It is required that the lines from the top of the listing through the line with "inner xsep=6pt] (str)" be reproduced exactly, excluding pictures.

Begin

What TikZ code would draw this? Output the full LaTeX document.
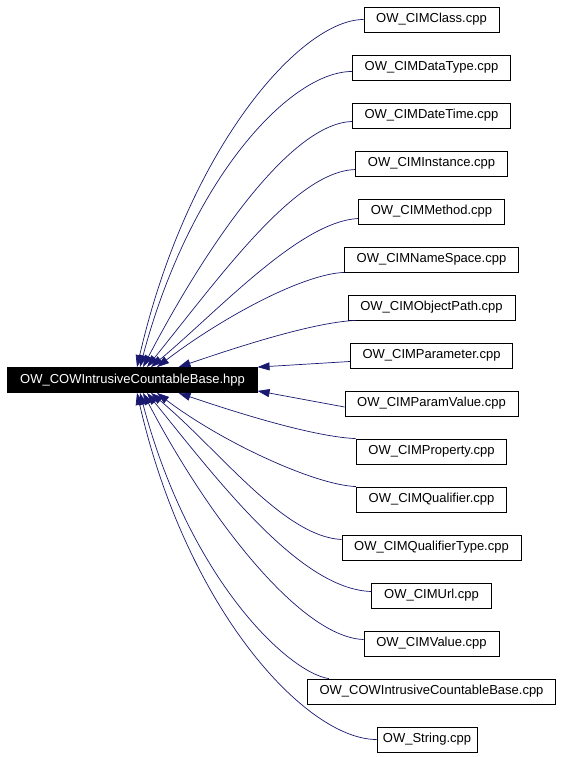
\documentclass[tikz,border=0pt]{standalone}
\usepackage{fontspec}
\setmainfont{Liberation Sans}
\usepackage{tikz}
\usetikzlibrary{arrows.meta}
\definecolor{edgeblue}{RGB}{25,25,112}

\begin{document}
\begin{tikzpicture}[x=1pt,y=-1pt,
  file/.style={draw=black, line width=0.8pt, fill=white, font=\fontsize{13}{15}\selectfont,
    inner xsep=12.3pt, inner ysep=0pt, minimum height=25pt},
  hdr/.style={file, fill=black, text=white},
  dep/.style={draw=edgeblue, line width=0.7pt, {Triangle[length=12pt,width=8pt]}-}]
\useasboundingbox (0,0) rectangle (563,757);

\node[hdr] (base) at (132.5,380) {OW\_COWIntrusiveCountableBase.hpp};

\node[file] (cls)    at (431.5,19.5)  {OW\_CIMClass.cpp};
\node[file] (dtype)  at (431.5,67.5)  {OW\_CIMDataType.cpp};
\node[file] (dtime)  at (431.5,115.5) {OW\_CIMDateTime.cpp};
\node[file] (inst)   at (431.5,163.5) {OW\_CIMInstance.cpp};
\node[file] (meth)   at (431.5,211.5) {OW\_CIMMethod.cpp};
\node[file] (nspace) at (431.5,259.5) {OW\_CIMNameSpace.cpp};
\node[file] (opath)  at (431.5,307.5) {OW\_CIMObjectPath.cpp};
\node[file] (param)  at (431.5,355.5) {OW\_CIMParameter.cpp};
\node[file] (pval)   at (431.5,403.5) {OW\_CIMParamValue.cpp};
\node[file] (prop)   at (431.5,451.5) {OW\_CIMProperty.cpp};
\node[file] (qual)   at (431.5,499.5) {OW\_CIMQualifier.cpp};
\node[file] (qtype)  at (431.5,547.5) {OW\_CIMQualifierType.cpp};
\node[file] (url)    at (431.5,595.5) {OW\_CIMUrl.cpp};
\node[file] (val)    at (431.5,643.5) {OW\_CIMValue.cpp};
\node[file] (cowb)   at (431.5,691.5) {OW\_COWIntrusiveCountableBase.cpp};
\node[file, inner xsep=6pt] (str) at (427,739.5) {OW\_String.cpp};

% upper fan
\draw[dep] ([xshift=4.5pt]base.north) .. controls +(50,-218) and +(-63,0) .. (cls.west);
\draw[dep] ([xshift=7.5pt]base.north) .. controls +(50,-188) and +(-62,0) .. ([yshift=-4pt]dtype.west);
\draw[dep] ([xshift=10.5pt]base.north) .. controls +(67,-128) and +(-60,2) .. ([yshift=-6pt]dtime.west);
\draw[dep] ([xshift=14.5pt]base.north) .. controls +(75,-93) and +(-60,2) .. ([yshift=-6pt]inst.west);
\draw[dep] ([xshift=18.5pt]base.north) .. controls +(69,-58) and +(-58,3) .. ([yshift=-7pt]meth.west);
\draw[dep] ([xshift=24.5pt]base.north) .. controls +(63,-48) and +(-43,2) .. (nspace.south west);
\draw[dep] ([xshift=46pt]base.north) .. controls +(50,-17) and +(-45,2) .. ([xshift=8pt]opath.south west);

% straight ones
\draw[dep] (base.north east) -- ([yshift=-6pt]param.west);
\draw[dep] ([yshift=2pt]base.south east) -- ([yshift=-3.5pt]pval.west);

% lower fan
\draw[dep] ([xshift=46pt]base.south) .. controls +(50,17) and +(-45,-2) .. (prop.north west);
\draw[dep] ([xshift=24.5pt]base.south) .. controls +(63,48) and +(-43,-2) .. (qual.north west);
\draw[dep] ([xshift=18.5pt]base.south) .. controls +(69,58) and +(-58,-3) .. ([yshift=8pt]qtype.west);
\draw[dep] ([xshift=14.5pt]base.south) .. controls +(75,93) and +(-70,-2) .. ([yshift=4pt]url.west);
\draw[dep] ([xshift=10.5pt]base.south) .. controls +(67,128) and +(-62,-2) .. ([yshift=4pt]val.west);
\draw[dep] ([xshift=7.5pt]base.south) .. controls +(50,188) and +(-40,-6) .. ([xshift=22pt]cowb.north west);
\draw[dep] ([xshift=4.5pt]base.south) .. controls +(50,218) and +(-70,0) .. (str.west);
\end{tikzpicture}
\end{document}
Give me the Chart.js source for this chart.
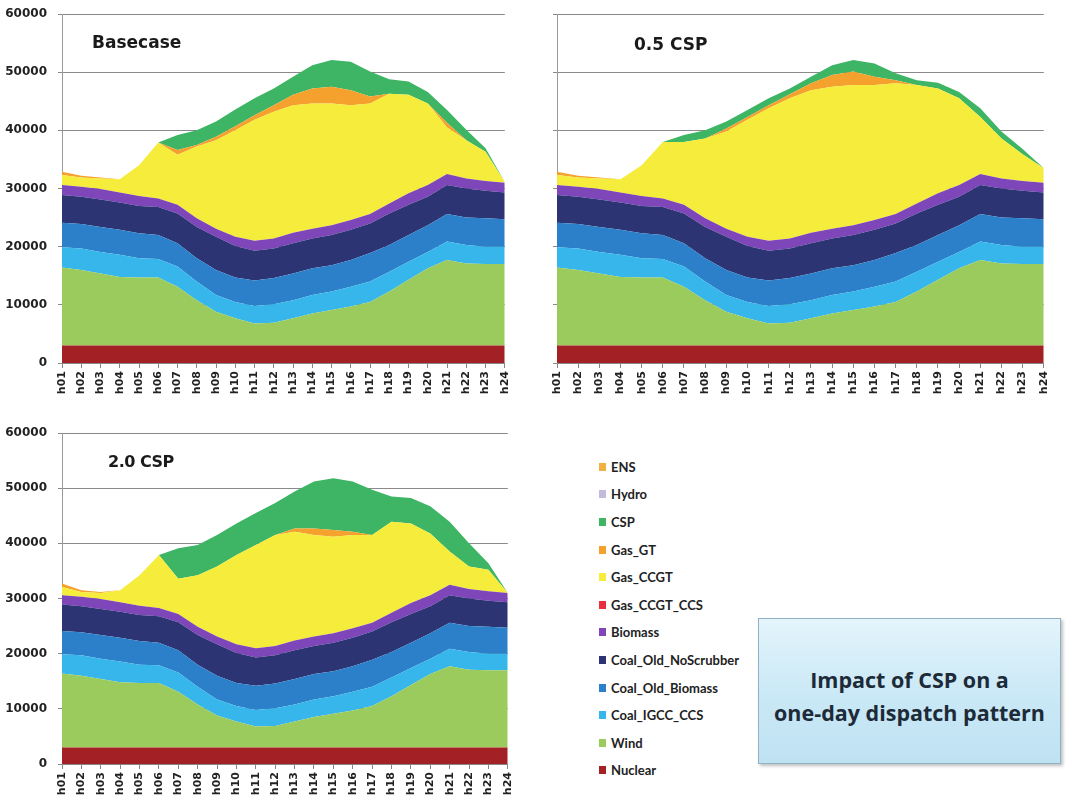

End

__Solution__.
What TikZ code would draw this? Output the full LaTeX document.
\documentclass[tikz,border=0pt]{standalone}
\usepackage{fontspec}
\setmainfont{Liberation Sans}
\usepackage{tikz}
\usetikzlibrary{arrows.meta}
\definecolor{edgeblue}{RGB}{25,25,112}

\begin{document}
\begin{tikzpicture}[x=1pt,y=-1pt,
  file/.style={draw=black, line width=0.8pt, fill=white, font=\fontsize{13}{15}\selectfont,
    inner xsep=12.3pt, inner ysep=0pt, minimum height=25pt},
  hdr/.style={file, fill=black, text=white},
  dep/.style={draw=edgeblue, line width=0.7pt, {Triangle[length=12pt,width=8pt]}-}]
\useasboundingbox (0,0) rectangle (563,757);

\node[hdr] (base) at (132.5,380) {OW\_COWIntrusiveCountableBase.hpp};

\node[file] (cls)    at (431.5,19.5)  {OW\_CIMClass.cpp};
\node[file] (dtype)  at (431.5,67.5)  {OW\_CIMDataType.cpp};
\node[file] (dtime)  at (431.5,115.5) {OW\_CIMDateTime.cpp};
\node[file] (inst)   at (431.5,163.5) {OW\_CIMInstance.cpp};
\node[file] (meth)   at (431.5,211.5) {OW\_CIMMethod.cpp};
\node[file] (nspace) at (431.5,259.5) {OW\_CIMNameSpace.cpp};
\node[file] (opath)  at (431.5,307.5) {OW\_CIMObjectPath.cpp};
\node[file] (param)  at (431.5,355.5) {OW\_CIMParameter.cpp};
\node[file] (pval)   at (431.5,403.5) {OW\_CIMParamValue.cpp};
\node[file] (prop)   at (431.5,451.5) {OW\_CIMProperty.cpp};
\node[file] (qual)   at (431.5,499.5) {OW\_CIMQualifier.cpp};
\node[file] (qtype)  at (431.5,547.5) {OW\_CIMQualifierType.cpp};
\node[file] (url)    at (431.5,595.5) {OW\_CIMUrl.cpp};
\node[file] (val)    at (431.5,643.5) {OW\_CIMValue.cpp};
\node[file] (cowb)   at (431.5,691.5) {OW\_COWIntrusiveCountableBase.cpp};
\node[file, inner xsep=6pt] (str) at (427,739.5) {OW\_String.cpp};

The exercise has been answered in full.